**Exercise objective**
Of the records that follow, copy only the lines from the line containing "Convert this chart" to the line containing "Chart.register(...registerables);", both included, exactly as written.

Begin Records for this task

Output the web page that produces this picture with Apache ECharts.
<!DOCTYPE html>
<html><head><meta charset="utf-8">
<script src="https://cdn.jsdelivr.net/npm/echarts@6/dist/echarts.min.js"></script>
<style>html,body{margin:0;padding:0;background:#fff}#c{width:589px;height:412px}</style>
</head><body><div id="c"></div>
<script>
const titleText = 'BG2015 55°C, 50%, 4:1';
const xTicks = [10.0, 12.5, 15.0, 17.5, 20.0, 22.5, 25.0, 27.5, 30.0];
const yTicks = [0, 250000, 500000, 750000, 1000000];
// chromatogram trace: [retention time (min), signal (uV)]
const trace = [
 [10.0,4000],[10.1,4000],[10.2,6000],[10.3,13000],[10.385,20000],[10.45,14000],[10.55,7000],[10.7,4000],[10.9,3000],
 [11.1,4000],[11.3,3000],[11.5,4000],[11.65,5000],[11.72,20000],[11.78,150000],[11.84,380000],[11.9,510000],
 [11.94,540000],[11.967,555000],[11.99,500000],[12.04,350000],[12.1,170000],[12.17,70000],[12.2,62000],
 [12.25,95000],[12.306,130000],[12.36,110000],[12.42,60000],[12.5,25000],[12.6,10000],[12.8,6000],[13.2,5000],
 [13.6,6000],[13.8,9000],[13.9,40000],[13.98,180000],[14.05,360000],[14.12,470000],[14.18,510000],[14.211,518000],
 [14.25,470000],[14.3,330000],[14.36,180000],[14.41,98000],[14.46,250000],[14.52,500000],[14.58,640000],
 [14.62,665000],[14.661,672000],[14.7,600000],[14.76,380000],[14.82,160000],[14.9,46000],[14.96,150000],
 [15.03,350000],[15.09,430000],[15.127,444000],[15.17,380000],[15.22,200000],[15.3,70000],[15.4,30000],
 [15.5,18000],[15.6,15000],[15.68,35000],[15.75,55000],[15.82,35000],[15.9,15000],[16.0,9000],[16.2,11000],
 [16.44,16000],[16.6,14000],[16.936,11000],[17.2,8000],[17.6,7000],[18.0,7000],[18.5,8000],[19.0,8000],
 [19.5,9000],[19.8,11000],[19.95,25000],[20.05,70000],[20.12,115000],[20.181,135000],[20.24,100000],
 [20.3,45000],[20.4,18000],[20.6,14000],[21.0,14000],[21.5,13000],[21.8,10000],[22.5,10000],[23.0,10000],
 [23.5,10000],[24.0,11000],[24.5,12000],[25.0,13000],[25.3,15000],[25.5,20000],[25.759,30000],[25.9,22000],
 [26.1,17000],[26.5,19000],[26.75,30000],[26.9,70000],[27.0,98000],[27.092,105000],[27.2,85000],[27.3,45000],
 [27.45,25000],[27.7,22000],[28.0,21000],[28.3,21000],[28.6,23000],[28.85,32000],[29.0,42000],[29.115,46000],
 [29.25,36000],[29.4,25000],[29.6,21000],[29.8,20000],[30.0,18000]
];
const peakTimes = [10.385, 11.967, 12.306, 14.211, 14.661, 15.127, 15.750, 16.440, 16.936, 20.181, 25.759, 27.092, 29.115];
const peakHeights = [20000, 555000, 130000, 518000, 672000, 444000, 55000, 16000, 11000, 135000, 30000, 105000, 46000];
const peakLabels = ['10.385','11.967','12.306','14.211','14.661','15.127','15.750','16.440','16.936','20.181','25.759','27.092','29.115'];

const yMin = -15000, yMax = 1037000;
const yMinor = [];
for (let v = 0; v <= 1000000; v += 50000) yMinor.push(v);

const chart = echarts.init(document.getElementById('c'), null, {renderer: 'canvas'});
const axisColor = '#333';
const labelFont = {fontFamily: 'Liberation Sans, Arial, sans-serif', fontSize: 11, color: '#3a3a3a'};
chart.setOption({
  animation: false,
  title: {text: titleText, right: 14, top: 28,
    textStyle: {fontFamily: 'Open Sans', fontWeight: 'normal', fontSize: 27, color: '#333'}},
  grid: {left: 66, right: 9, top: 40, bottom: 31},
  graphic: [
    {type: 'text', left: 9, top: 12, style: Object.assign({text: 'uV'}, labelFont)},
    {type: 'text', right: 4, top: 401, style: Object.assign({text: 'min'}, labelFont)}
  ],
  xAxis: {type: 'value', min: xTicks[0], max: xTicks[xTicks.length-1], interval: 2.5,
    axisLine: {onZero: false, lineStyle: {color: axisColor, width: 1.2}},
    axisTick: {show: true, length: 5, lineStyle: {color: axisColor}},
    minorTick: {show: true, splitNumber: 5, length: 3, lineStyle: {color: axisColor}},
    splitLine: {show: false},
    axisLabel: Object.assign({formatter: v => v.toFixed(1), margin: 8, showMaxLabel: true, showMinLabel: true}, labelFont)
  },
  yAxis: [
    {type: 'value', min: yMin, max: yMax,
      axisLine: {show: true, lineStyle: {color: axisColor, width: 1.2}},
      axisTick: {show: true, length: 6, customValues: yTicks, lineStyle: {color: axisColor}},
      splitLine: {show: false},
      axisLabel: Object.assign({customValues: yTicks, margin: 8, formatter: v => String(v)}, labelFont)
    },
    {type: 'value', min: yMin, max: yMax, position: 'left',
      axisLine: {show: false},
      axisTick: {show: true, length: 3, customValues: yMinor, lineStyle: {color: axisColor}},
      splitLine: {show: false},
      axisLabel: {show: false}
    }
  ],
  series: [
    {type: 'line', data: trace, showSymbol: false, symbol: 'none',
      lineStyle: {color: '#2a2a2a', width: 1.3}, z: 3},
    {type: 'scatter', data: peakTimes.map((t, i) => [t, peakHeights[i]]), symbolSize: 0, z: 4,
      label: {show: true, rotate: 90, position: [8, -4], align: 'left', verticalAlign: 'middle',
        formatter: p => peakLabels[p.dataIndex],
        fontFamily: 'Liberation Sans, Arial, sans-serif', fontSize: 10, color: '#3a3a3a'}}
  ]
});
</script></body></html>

End Records for this task
Begin Records for this task

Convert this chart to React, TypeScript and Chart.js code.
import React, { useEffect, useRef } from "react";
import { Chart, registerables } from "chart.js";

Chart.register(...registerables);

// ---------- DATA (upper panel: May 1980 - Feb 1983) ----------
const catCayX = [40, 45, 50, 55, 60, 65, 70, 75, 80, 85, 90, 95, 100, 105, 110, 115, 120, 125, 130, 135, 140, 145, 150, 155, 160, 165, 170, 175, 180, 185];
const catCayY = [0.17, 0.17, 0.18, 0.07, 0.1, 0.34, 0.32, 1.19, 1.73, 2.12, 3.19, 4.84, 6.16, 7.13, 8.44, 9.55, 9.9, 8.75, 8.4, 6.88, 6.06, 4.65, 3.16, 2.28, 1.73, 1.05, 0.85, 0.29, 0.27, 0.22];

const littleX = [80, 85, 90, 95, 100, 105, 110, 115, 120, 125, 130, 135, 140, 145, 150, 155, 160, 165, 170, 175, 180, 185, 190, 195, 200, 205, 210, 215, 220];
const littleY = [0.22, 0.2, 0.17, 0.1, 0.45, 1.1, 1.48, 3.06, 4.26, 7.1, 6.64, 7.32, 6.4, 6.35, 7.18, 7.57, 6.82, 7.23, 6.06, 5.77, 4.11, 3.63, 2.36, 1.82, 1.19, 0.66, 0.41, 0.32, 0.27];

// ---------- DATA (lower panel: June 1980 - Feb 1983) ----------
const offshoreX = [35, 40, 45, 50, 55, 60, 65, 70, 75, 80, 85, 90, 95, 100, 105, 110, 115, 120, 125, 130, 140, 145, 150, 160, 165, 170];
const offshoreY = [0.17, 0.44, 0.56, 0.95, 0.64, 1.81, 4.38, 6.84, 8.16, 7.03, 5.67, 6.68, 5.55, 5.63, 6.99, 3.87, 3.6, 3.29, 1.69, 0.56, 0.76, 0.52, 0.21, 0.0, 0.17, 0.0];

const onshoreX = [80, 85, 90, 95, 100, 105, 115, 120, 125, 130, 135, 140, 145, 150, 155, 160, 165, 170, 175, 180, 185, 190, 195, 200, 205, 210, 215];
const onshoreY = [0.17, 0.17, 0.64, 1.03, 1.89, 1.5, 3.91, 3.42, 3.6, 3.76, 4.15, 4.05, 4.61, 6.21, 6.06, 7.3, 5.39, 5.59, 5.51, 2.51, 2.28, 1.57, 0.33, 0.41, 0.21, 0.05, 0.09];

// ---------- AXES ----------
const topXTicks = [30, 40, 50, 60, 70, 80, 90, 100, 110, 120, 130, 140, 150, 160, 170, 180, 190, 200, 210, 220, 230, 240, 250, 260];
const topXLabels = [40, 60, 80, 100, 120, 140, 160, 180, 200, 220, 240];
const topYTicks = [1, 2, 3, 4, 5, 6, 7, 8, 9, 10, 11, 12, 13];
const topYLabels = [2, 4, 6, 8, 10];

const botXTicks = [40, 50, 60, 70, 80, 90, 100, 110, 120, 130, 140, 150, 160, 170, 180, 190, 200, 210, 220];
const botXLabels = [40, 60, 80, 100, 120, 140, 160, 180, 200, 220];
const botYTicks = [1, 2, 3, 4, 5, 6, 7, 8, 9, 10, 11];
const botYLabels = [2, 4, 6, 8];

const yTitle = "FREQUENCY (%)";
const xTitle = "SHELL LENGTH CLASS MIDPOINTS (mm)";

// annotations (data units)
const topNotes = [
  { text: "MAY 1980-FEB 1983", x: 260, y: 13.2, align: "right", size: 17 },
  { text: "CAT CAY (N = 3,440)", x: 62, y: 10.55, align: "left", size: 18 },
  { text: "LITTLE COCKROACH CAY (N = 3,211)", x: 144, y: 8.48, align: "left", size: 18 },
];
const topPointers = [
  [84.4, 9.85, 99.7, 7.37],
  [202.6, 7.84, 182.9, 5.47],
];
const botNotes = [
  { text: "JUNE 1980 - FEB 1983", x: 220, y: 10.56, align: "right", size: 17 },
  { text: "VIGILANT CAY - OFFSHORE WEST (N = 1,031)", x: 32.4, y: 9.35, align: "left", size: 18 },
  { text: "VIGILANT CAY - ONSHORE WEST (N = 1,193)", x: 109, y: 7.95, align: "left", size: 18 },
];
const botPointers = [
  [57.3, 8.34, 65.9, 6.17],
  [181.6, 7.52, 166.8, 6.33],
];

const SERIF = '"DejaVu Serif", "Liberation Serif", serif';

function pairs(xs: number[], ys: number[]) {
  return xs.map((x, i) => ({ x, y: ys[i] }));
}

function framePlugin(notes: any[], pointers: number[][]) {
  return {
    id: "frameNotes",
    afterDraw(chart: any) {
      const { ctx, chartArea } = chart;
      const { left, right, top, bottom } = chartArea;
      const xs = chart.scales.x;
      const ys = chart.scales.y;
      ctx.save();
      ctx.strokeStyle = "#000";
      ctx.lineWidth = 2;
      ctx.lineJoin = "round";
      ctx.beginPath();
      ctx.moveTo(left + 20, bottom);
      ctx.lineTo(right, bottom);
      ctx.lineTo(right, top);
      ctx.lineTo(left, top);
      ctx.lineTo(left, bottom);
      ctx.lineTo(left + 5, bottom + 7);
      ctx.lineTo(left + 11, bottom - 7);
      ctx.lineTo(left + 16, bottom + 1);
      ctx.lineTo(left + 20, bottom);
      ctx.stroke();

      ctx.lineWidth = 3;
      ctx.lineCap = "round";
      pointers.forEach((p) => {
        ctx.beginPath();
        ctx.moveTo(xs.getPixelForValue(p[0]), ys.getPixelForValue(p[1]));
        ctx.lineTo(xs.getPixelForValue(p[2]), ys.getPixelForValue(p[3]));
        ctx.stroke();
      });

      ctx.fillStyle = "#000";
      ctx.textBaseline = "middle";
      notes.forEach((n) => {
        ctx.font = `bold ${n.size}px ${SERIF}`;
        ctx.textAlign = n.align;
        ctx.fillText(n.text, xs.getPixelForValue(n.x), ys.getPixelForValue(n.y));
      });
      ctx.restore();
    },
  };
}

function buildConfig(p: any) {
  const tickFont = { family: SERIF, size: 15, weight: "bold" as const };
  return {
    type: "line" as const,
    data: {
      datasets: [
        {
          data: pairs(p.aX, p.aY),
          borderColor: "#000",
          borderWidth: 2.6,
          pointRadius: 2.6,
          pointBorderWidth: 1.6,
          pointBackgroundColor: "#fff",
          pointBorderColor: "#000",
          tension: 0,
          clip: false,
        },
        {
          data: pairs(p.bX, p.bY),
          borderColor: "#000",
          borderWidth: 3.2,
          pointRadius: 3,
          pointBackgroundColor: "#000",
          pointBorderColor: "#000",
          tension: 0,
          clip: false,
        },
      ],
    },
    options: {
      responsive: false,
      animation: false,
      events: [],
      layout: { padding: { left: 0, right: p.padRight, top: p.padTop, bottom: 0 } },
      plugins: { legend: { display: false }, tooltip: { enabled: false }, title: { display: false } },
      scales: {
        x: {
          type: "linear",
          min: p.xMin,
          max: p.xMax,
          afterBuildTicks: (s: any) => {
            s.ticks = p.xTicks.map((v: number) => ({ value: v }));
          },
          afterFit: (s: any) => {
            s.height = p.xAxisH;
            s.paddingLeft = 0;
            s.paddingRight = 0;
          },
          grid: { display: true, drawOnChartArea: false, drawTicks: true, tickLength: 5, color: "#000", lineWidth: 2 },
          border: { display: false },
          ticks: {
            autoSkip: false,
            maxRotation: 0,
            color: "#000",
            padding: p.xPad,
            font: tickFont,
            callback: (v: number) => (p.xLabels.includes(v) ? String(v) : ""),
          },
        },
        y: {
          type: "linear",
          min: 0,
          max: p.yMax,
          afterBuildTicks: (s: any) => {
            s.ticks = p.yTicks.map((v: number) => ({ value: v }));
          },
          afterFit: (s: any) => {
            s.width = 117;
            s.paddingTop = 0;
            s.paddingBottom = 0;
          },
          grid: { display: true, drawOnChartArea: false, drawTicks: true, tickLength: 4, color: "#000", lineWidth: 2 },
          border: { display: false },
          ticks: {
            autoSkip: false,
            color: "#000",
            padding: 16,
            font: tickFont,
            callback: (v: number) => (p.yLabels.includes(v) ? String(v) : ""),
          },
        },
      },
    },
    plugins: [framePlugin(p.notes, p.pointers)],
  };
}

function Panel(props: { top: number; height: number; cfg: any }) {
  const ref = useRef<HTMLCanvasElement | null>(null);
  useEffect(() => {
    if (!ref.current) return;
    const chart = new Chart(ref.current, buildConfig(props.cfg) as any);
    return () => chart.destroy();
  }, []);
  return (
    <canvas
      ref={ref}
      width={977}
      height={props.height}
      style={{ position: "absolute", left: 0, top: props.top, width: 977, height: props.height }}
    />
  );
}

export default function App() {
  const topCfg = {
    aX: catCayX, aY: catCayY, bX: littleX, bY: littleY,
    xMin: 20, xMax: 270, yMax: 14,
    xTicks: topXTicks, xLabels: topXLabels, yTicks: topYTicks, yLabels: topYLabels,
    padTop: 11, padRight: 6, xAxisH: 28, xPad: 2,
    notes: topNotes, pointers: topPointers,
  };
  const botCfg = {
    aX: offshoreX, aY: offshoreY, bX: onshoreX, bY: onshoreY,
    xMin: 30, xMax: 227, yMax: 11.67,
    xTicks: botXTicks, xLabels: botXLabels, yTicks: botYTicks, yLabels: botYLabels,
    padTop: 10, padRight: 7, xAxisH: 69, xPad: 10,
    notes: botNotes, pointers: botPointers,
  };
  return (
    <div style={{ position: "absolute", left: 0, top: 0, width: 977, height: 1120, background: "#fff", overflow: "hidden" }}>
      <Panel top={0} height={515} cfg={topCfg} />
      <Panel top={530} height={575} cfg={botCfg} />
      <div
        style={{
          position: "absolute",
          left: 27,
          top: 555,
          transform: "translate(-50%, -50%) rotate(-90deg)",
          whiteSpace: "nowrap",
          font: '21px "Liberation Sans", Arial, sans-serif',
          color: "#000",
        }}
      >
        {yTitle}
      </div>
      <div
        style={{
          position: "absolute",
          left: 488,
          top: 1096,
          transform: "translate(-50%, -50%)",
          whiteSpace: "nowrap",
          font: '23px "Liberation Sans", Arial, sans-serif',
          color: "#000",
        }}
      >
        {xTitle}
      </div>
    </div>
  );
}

End Records for this task

**Solved exercise**
Convert this chart to React, TypeScript and Chart.js code.
import React, { useEffect, useRef } from "react";
import { Chart, registerables } from "chart.js";

Chart.register(...registerables);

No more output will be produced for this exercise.